According to both Lerner and Shaffer, SEIU doesn't, per se, oppose federalization. It simply believes that any plan to federalize all security screeners is unlikely to take effect in the near future, if ever -- which is why the union is focusing on ways to address problems within the industry's current framework.
And then, of course, there is the invisible hand of the free market -- rarely the popular remedy in times of demands for action, but not without its defenders.
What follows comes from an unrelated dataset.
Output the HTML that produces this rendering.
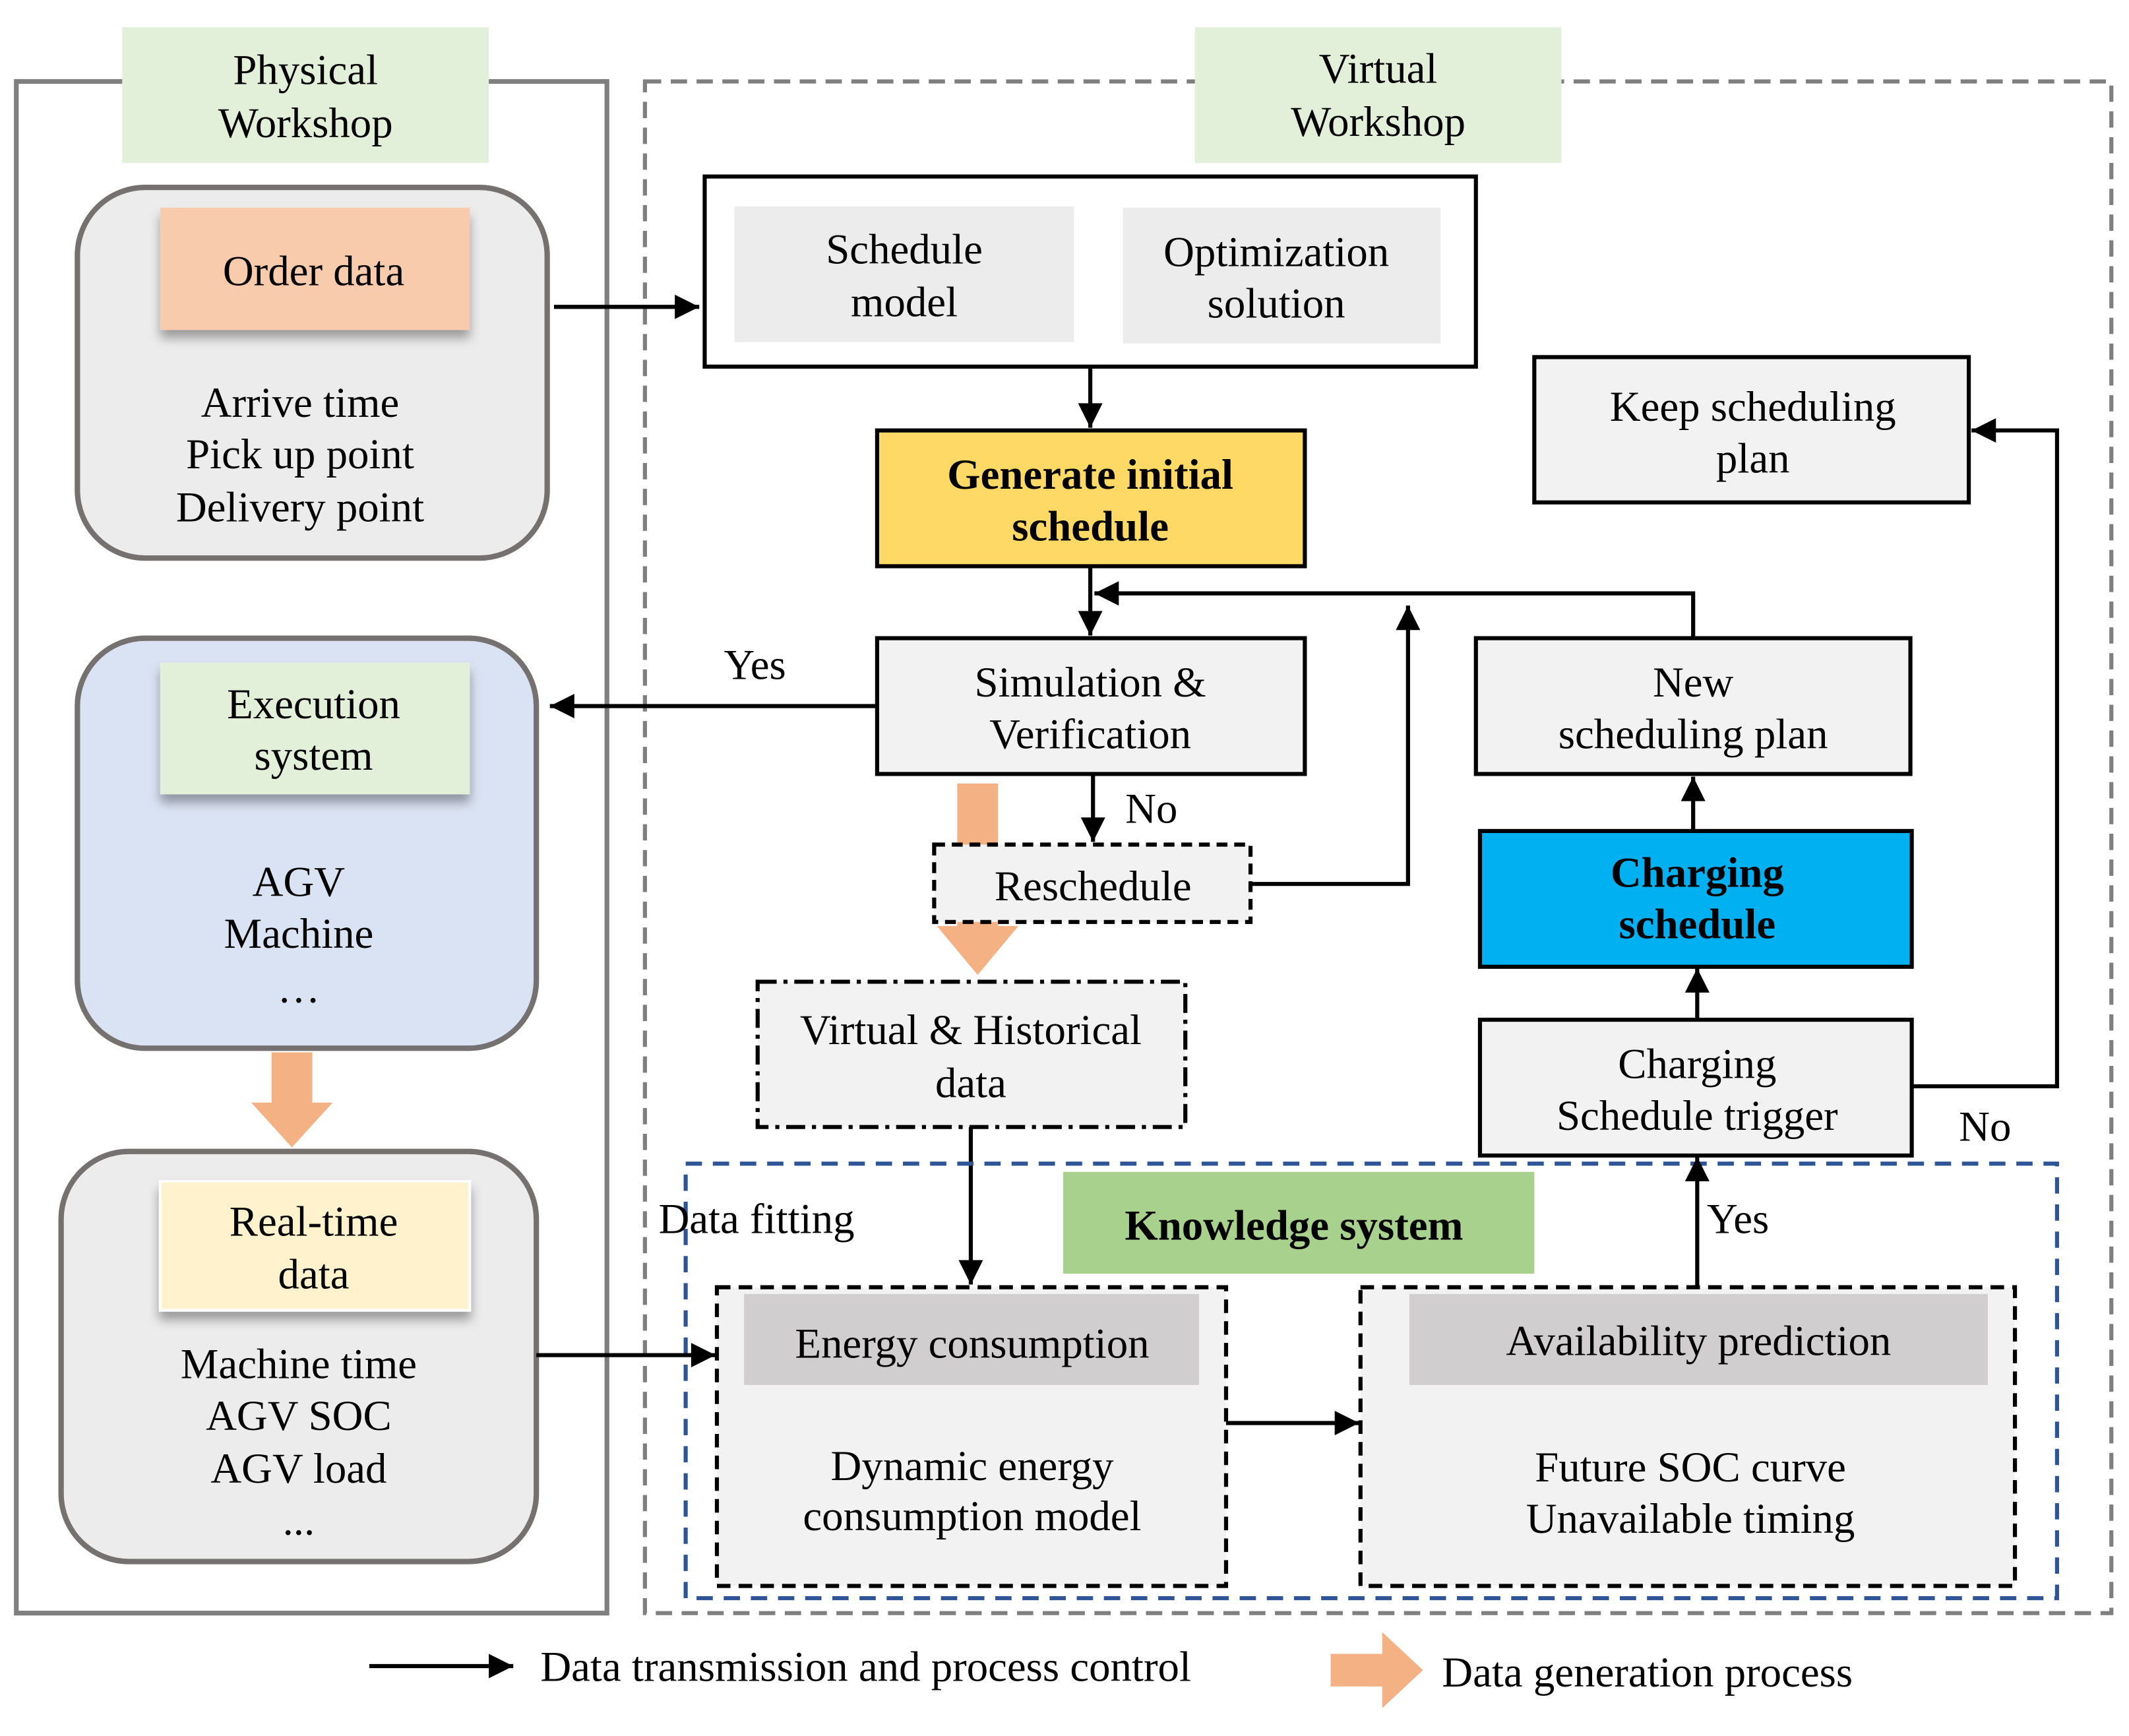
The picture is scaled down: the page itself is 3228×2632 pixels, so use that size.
<!DOCTYPE html>
<html><head><meta charset="utf-8"><style>
html,body{margin:0;padding:0;background:#fff;}
svg{display:block;}
text{font-family:"Liberation Serif",serif;font-size:31.5px;fill:#000;text-anchor:middle;}
.b{font-weight:bold;}
</style></head><body>
<svg width="3228" height="2632" viewBox="0 0 1568 1278.5" preserveAspectRatio="none" xmlns="http://www.w3.org/2000/svg">
<defs>
<marker id="ah2" viewBox="0 0 10 10" refX="10" refY="5" markerWidth="20" markerHeight="18" orient="auto" markerUnits="userSpaceOnUse">
<path d="M0,0 L10,5 L0,10 z" fill="#000"/></marker>
<filter id="sh" x="-20%" y="-20%" width="140%" height="160%"><feDropShadow dx="0" dy="6" stdDeviation="4" flood-color="#000" flood-opacity="0.35"/></filter>
</defs>

<rect x="12" y="60" width="435" height="1128" fill="none" stroke="#7f7f7f" stroke-width="3.5"/>
<rect x="90" y="20" width="270" height="100" fill="#e2efd9"/>
<text x="225" y="62">Physical</text><text x="225" y="101">Workshop</text>

<rect x="57" y="138" width="346" height="273" rx="50" fill="#ececec" stroke="#767171" stroke-width="4"/>
<rect x="118" y="153" width="228" height="90" fill="#f8cbad" filter="url(#sh)"/>
<text x="231" y="210">Order data</text>
<text x="221" y="307">Arrive time</text><text x="221" y="345">Pick up point</text><text x="221" y="384">Delivery point</text>

<rect x="57" y="470" width="338" height="302" rx="50" fill="#dae3f3" stroke="#767171" stroke-width="4"/>
<rect x="118" y="488" width="228" height="97" fill="#e2efd9" filter="url(#sh)"/>
<text x="231" y="529">Execution</text><text x="231" y="567">system</text>
<text x="220" y="660">AGV</text><text x="220" y="698">Machine</text><text x="220" y="738">…</text>

<path d="M200,775 H230 V812 H245 L215,845 L185,812 H200 Z" fill="#f4b183"/>

<rect x="45" y="848" width="350" height="302" rx="50" fill="#ececec" stroke="#767171" stroke-width="4"/>
<rect x="118" y="870" width="228" height="95" fill="#fff2cc" stroke="#fff" stroke-width="2" filter="url(#sh)"/>
<text x="231" y="910">Real-time</text><text x="231" y="949">data</text>
<text x="220" y="1015">Machine time</text><text x="220" y="1053">AGV SOC</text><text x="220" y="1092">AGV load</text><text x="220" y="1130">...</text>

<rect x="475" y="60" width="1080" height="1128" fill="none" stroke="#7f7f7f" stroke-width="3" stroke-dasharray="12,7"/>
<rect x="880" y="20" width="270" height="100" fill="#e2efd9"/>
<text x="1015" y="61">Virtual</text><text x="1015" y="100">Workshop</text>

<rect x="519" y="130" width="568" height="140" fill="#fff" stroke="#000" stroke-width="3"/>
<rect x="541" y="152" width="250" height="100" fill="#ececec"/>
<rect x="827" y="153" width="234" height="100" fill="#ececec"/>
<text x="666" y="194">Schedule</text><text x="666" y="233">model</text>
<text x="940" y="196">Optimization</text><text x="940" y="234">solution</text>

<line x1="408" y1="226" x2="515" y2="226" stroke="#000" stroke-width="3" marker-end="url(#ah2)"/>
<line x1="803" y1="270" x2="803" y2="315" stroke="#000" stroke-width="3" marker-end="url(#ah2)"/>

<rect x="646" y="317" width="315" height="100" fill="#ffd966" stroke="#000" stroke-width="3"/>
<text class="b" x="803" y="360">Generate  initial</text><text class="b" x="803" y="398">schedule</text>

<line x1="803" y1="417" x2="803" y2="468" stroke="#000" stroke-width="3" marker-end="url(#ah2)"/>
<polyline points="1247,470 1247,437 806,437" fill="none" stroke="#000" stroke-width="3" marker-end="url(#ah2)"/>

<rect x="646" y="470" width="315" height="100" fill="#f2f2f2" stroke="#000" stroke-width="3"/>
<text x="803" y="513">Simulation &amp;</text><text x="803" y="551">Verification</text>

<line x1="646" y1="520" x2="405" y2="520" stroke="#000" stroke-width="3" marker-end="url(#ah2)"/>
<text x="556" y="500">Yes</text>
<line x1="805" y1="570" x2="805" y2="620" stroke="#000" stroke-width="3" marker-end="url(#ah2)"/>
<text x="848" y="606">No</text>

<path d="M705,577 H735 V682 H750 L720,718 L690,682 H705 Z" fill="#f4b183"/>

<rect x="688" y="622" width="233" height="57" fill="#f2f2f2" stroke="#000" stroke-width="3" stroke-dasharray="8,5"/>
<text x="805" y="663">Reschedule</text>
<polyline points="921,651 1037,651 1037,446" fill="none" stroke="#000" stroke-width="3" marker-end="url(#ah2)"/>

<rect x="558" y="723" width="315" height="107" fill="#f2f2f2" stroke="#000" stroke-width="3" stroke-dasharray="14,5,3,5"/>
<text x="715" y="769">Virtual &amp; Historical</text><text x="715" y="808">data</text>
<line x1="715" y1="830" x2="715" y2="946" stroke="#000" stroke-width="3" marker-end="url(#ah2)"/>

<rect x="505" y="857" width="1010" height="320" fill="none" stroke="#2f5597" stroke-width="3" stroke-dasharray="12,8"/>
<rect x="783" y="863" width="347" height="75" fill="#a9d18e"/>
<text class="b" x="953" y="913">Knowledge system</text>
<text x="485" y="908" style="text-anchor:start">Data fitting</text>

<rect x="528" y="948" width="375" height="220" fill="#f2f2f2" stroke="#000" stroke-width="3" stroke-dasharray="10,6"/>
<rect x="548" y="953" width="335" height="67" fill="#d0cece"/>
<text x="716" y="1000">Energy consumption</text>
<text x="716" y="1090">Dynamic energy</text><text x="716" y="1127">consumption model</text>
<line x1="395" y1="998" x2="527" y2="998" stroke="#000" stroke-width="3" marker-end="url(#ah2)"/>
<line x1="903" y1="1048" x2="1001" y2="1048" stroke="#000" stroke-width="3" marker-end="url(#ah2)"/>

<rect x="1002" y="948" width="482" height="220" fill="#f2f2f2" stroke="#000" stroke-width="3" stroke-dasharray="10,6"/>
<rect x="1038" y="953" width="426" height="67" fill="#d0cece"/>
<text x="1251" y="998">Availability prediction</text>
<text x="1245" y="1091">Future SOC curve</text><text x="1245" y="1129">Unavailable timing</text>

<line x1="1250" y1="948" x2="1250" y2="852" stroke="#000" stroke-width="3" marker-end="url(#ah2)"/>
<text x="1280" y="908">Yes</text>

<rect x="1090" y="751" width="318" height="100" fill="#f2f2f2" stroke="#000" stroke-width="3"/>
<text x="1250" y="794">Charging</text><text x="1250" y="832">Schedule trigger</text>
<line x1="1250" y1="751" x2="1250" y2="713" stroke="#000" stroke-width="3" marker-end="url(#ah2)"/>

<rect x="1090" y="612" width="318" height="100" fill="#00b0f0" stroke="#000" stroke-width="3"/>
<text class="b" x="1250" y="653">Charging</text><text class="b" x="1250" y="691">schedule</text>
<line x1="1247" y1="612" x2="1247" y2="572" stroke="#000" stroke-width="3" marker-end="url(#ah2)"/>

<rect x="1087" y="470" width="320" height="100" fill="#f2f2f2" stroke="#000" stroke-width="3"/>
<text x="1247" y="513">New</text><text x="1247" y="551">scheduling plan</text>

<rect x="1130" y="263" width="320" height="107" fill="#f2f2f2" stroke="#000" stroke-width="3"/>
<text x="1291" y="310">Keep scheduling</text><text x="1291" y="348">plan</text>
<polyline points="1408,800 1515,800 1515,317 1452,317" fill="none" stroke="#000" stroke-width="3" marker-end="url(#ah2)"/>
<text x="1462" y="840">No</text>

<line x1="272" y1="1227" x2="378" y2="1227" stroke="#000" stroke-width="3" marker-end="url(#ah2)"/>
<text x="398" y="1238" style="text-anchor:start">Data transmission and process control</text>
<path d="M980,1218 H1018 V1202 L1048,1230 L1018,1258 V1242 H980 Z" fill="#f4b183"/>
<text x="1062" y="1242" style="text-anchor:start">Data generation process</text>
</svg>
</body></html>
"I do think there will be pressure for more selectivity; in order to get more selectivity, there will be higher wages," says Elizabeth Bogan, a Princeton economics professor. "Public perception and pressure will now be in the direction of greater resources spent on security." Consumer demand for better security, she contends, will push airlines and the screening firms they hire in this direction whether or not their employees are unionized.
Bogan notes that unions could indeed help the situation. "Unions that are sensitive to the issue of working well with their employees sometimes do good things for morale," and might therefore be able to improve the job performance of security personnel, she says. But she also cautions that if unionization leads to disputes between management and employees, it could harm the cause of improving security.
Besides, Bogan says, Tuesday's terrorist attacks may not have been the fault of airport security personnel at all. Of course, she is right. But that has not stopped anyone from focusing on the job performance of screeners in recent days. As a result, their wages -- and perhaps their jobs -- are bound to change. It's just a matter of how.